One thing I ended up doing with Willow was to use the others to train her; not sure how well it would work for you but worth mentioning. She will lay down up ahead, waiting for one of them to reach her so she can pounce and start badgering the hell out of them. They got wise to this pretty quickly but as she'd chase if they ran, started hesitating, not knowing what to do. So I took advantage of it. As soon as I saw them slow down, I called them back, and threw a couple of treats on the ground beside me for them. That gave me a chance to move ahead of them and move her on with hand signals (hands spread apart as a sort of block to begin with, which has now become one open palm which means 'turn around and go'). I rewarded her for doing it. They quickly learned to turn round and come to me when they spotted her, and she quickly learned that she wasn't going to get to badger. Now, they do it all themselves: they stop, she moves on, they continue and it's all peaceful.
Badgering while running around is still an issue so she still goes on lead a lot; while she's on I am still mostly rewarding her for looking away from them and at me. If I keep her on at the start of the walk for 5 minutes and do that, I can then let her off and control her. It used to be 10-15 minutes, so she is improving. Other dogs are still a trigger but we don't see many so that's taking longer to sort.
A good 'leave' can help too, I had to teach her that one specifically for Paige when she was put on lead-walks only because I didn't have any room for maneuvre for the sending on thing - just remember to keep it light and happy as any stress added will intensify the bullying. This is primarily what I did with the cross, River - she was raised in her first year to be a bully by her first owners who found it funny, so I've had my work cut out with her. What I focused on with her was simply calling her away when I could see she was about to start (hers has always surfaced when other dogs are playing), with real gusto, really squeaky/happy voice and making myself exciting then really piling on the rewards when she did come away. It took a little while but it's worked - she hasn't tried in a long, long time and the worst she'll do now is just sit and bark at them, and I can call her away from doing that no problem.

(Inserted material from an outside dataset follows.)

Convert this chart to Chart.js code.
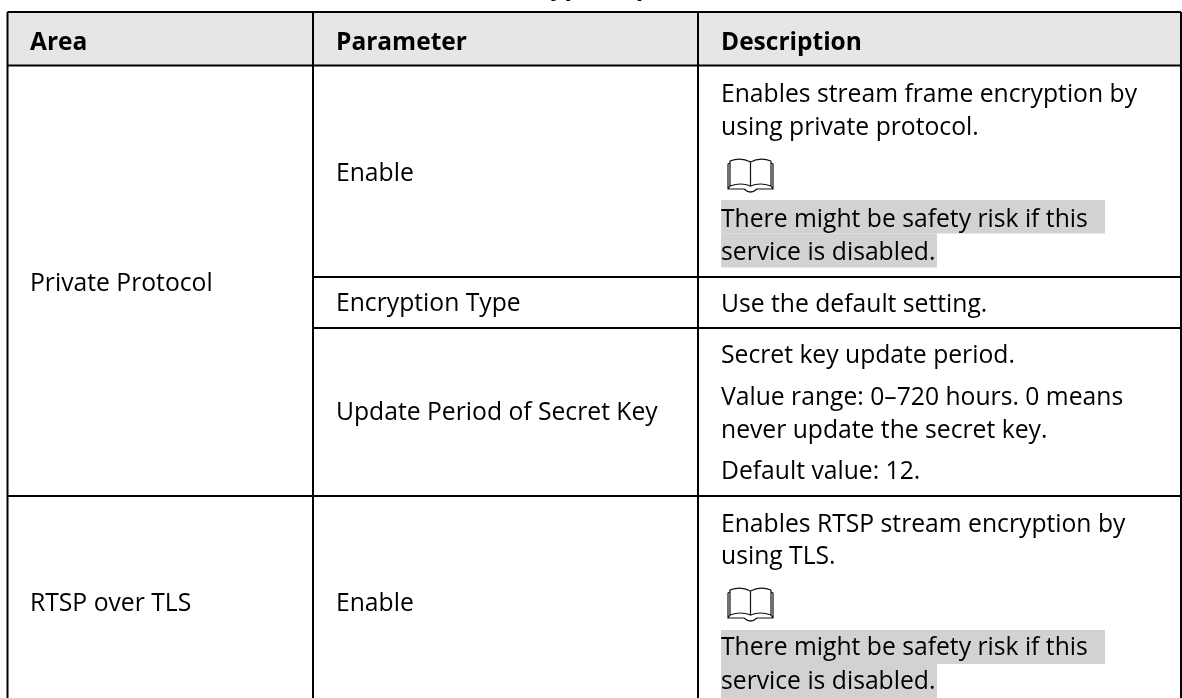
<!DOCTYPE html>
<html>
<head>
<meta charset="utf-8">
<style>html,body{margin:0;padding:0;background:#fff}canvas{display:block}</style>
<script src="https://cdn.jsdelivr.net/npm/chart.js@4/dist/chart.umd.min.js"></script>
</head>
<body>
<canvas id="c" width="1182" height="698"></canvas>
<script>
// Table content
const caption = "Encryption parameter";
const headers = ["Area", "Parameter", "Description"];
const areas = ["Private Protocol", "RTSP over TLS"];
const parameters = ["Enable", "Encryption Type", "Update Period of Secret Key", "Enable"];
const descriptionLines = [
  "Enables stream frame encryption by", "using private protocol.",
  "There might be safety risk if this", "service is disabled.",
  "Use the default setting.",
  "Secret key update period.",
  "Value range: 0\u2013720 hours. 0 means", "never update the secret key.",
  "Default value: 12.",
  "Enables RTSP stream encryption by", "using TLS.",
  "There might be safety risk if this", "service is disabled."
];

// Layout, kept apart from the content
const colRules = [7.5, 313, 698, 1181];
const rowRules = {top: 12, head: 65.5, r1: 277, r2: 328, r3: 496, bottom: 698};
const textX = [30, 336, 721];
const headBase = 49.5;
const areaBase = [291, 611];
const paramBase = [181, 311, 420, 611];
const descBase = [102, 135, 227, 260, 311.5, 363, 405, 437.5, 478.5, 532, 563.5, 655, 688.5];
const descHighlight = {2:[200,233.5,1105], 3:[233.5,267.5,937], 11:[630,664,1105], 12:[664,698,937]};
const bookTops = [158, 587];

const seg = (x0, y0, x1, y1) => ({
  data: [{x: x0, y: y0}, {x: x1, y: y1}],
  showLine: true, borderColor: '#000', borderWidth: 2, pointRadius: 0, fill: false, order: 0, clip: false
});
const band = (x0, x1, y0, y1, color) => ({
  data: [{x: x0, y: y1}, {x: x1, y: y1}],
  showLine: true, borderWidth: 0, borderColor: 'transparent', pointRadius: 0,
  backgroundColor: color, fill: {target: {value: y0}}, order: 5, clip: false
});

const [c0, c1, c2, c3] = colRules;
const R = rowRules;
const datasets = [
  band(c0, c3, R.top, R.head, '#e6e6e6'),
  ...Object.values(descHighlight).map(h => band(textX[2], h[2], h[0], h[1], '#d2d2d2')),
  seg(c0, R.top, c3, R.top), seg(c0, R.head, c3, R.head),
  seg(c1, R.r1, c3, R.r1), seg(c1, R.r2, c3, R.r2), seg(c0, R.r3, c3, R.r3),
  seg(c0, R.top, c0, R.bottom), seg(c1, R.top, c1, R.bottom),
  seg(c2, R.top, c2, R.bottom), seg(c3, R.top, c3, R.bottom)
];

const FAMILY = '"Open Sans"';
const REG = '24.7px ' + FAMILY, BOLD = 'bold 24.5px ' + FAMILY;

const tablePlugin = {
  id: 'tableText',
  afterDatasetsDraw(chart) {
    const ctx = chart.ctx, sx = chart.scales.x, sy = chart.scales.y;
    ctx.save();
    ctx.fillStyle = '#000';
    ctx.textAlign = 'left';
    ctx.textBaseline = 'alphabetic';
    const put = (t, x, y, bold) => {
      ctx.font = bold ? BOLD : REG;
      ctx.fillText(t, sx.getPixelForValue(x), sy.getPixelForValue(y));
    };
    put(caption, 497, -5, true);
    headers.forEach((t, i) => put(t, textX[i], headBase, true));
    areas.forEach((t, i) => put(t, textX[0], areaBase[i]));
    parameters.forEach((t, i) => put(t, textX[1], paramBase[i]));
    descriptionLines.forEach((t, i) => put(t, textX[2], descBase[i]));
    bookTops.forEach(top => drawBook(ctx, sx.getPixelForValue(727), sy.getPixelForValue(top)));
    ctx.restore();
  }
};

function drawBook(ctx, x, y) {
  ctx.save();
  ctx.translate(x, y);
  ctx.strokeStyle = '#111';
  ctx.lineWidth = 1.2;
  ctx.beginPath();
  // left page
  ctx.moveTo(3, 3);
  ctx.quadraticCurveTo(14, -1, 23.5, 4);
  ctx.lineTo(23.5, 28);
  ctx.quadraticCurveTo(14, 24, 3, 28);
  ctx.closePath();
  // right page
  ctx.moveTo(44, 3);
  ctx.quadraticCurveTo(33, -1, 23.5, 4);
  ctx.moveTo(23.5, 28);
  ctx.quadraticCurveTo(33, 24, 44, 28);
  ctx.lineTo(44, 3);
  // cover
  ctx.moveTo(3, 5);
  ctx.lineTo(1, 6);
  ctx.lineTo(1, 31);
  ctx.lineTo(17, 31);
  ctx.quadraticCurveTo(23.5, 37, 30, 31);
  ctx.lineTo(46, 31);
  ctx.lineTo(46, 6);
  ctx.lineTo(44, 5);
  ctx.moveTo(1, 31);
  ctx.lineTo(3, 28);
  ctx.moveTo(46, 31);
  ctx.lineTo(44, 28);
  ctx.stroke();
  ctx.restore();
}

new Chart(document.getElementById('c'), {
  type: 'scatter',
  data: {datasets},
  options: {
    responsive: false,
    animation: false,
    events: [],
    layout: {padding: 0},
    plugins: {legend: {display: false}, title: {display: false}, tooltip: {enabled: false}},
    scales: {
      x: {type: 'linear', min: 0, max: 1182, display: false},
      y: {type: 'linear', min: 0, max: 698, reverse: true, display: false}
    }
  },
  plugins: [tablePlugin]
});
</script>
</body>
</html>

Just one other note: medical problems may be a factor. I didn't know until last year but River has a chronic prolapsed disc, which is pressing on nerve roots causing sciatica-type pain as well as achiness; but unless you know what you're looking for in her gait, you'd never know it was a problem. It wasn't triggered by an accident, it's just one of those things. The first symptom I saw was her refusing to do contact obstacles at agility once or twice - from there we found HD, then when that didn't improve, an MRI found the disc. She also has congenital narrowing of the canals through which those nerve roots run so they're under pressure from that too. All of which was having a huge impact on her tolerance levels - with acupuncture, controlled exercise and pain relief, her bullying improved immensely. Phoebe has a longstanding shoulder injury (ran into an iron bench 2 years ago) which I suspect may be exacerbating things, again you wouldn't know it was there unless you knew it was there if that makes sense! I only realised it was still an issue last time I clipped her off, as the vibration on that side was making her flinch and pull away. I'm trying different natural painkillers for now before we brave the vets (Phoebe has many phobias not the least of which is the car, so the vet is only done when absolutely unavoidable).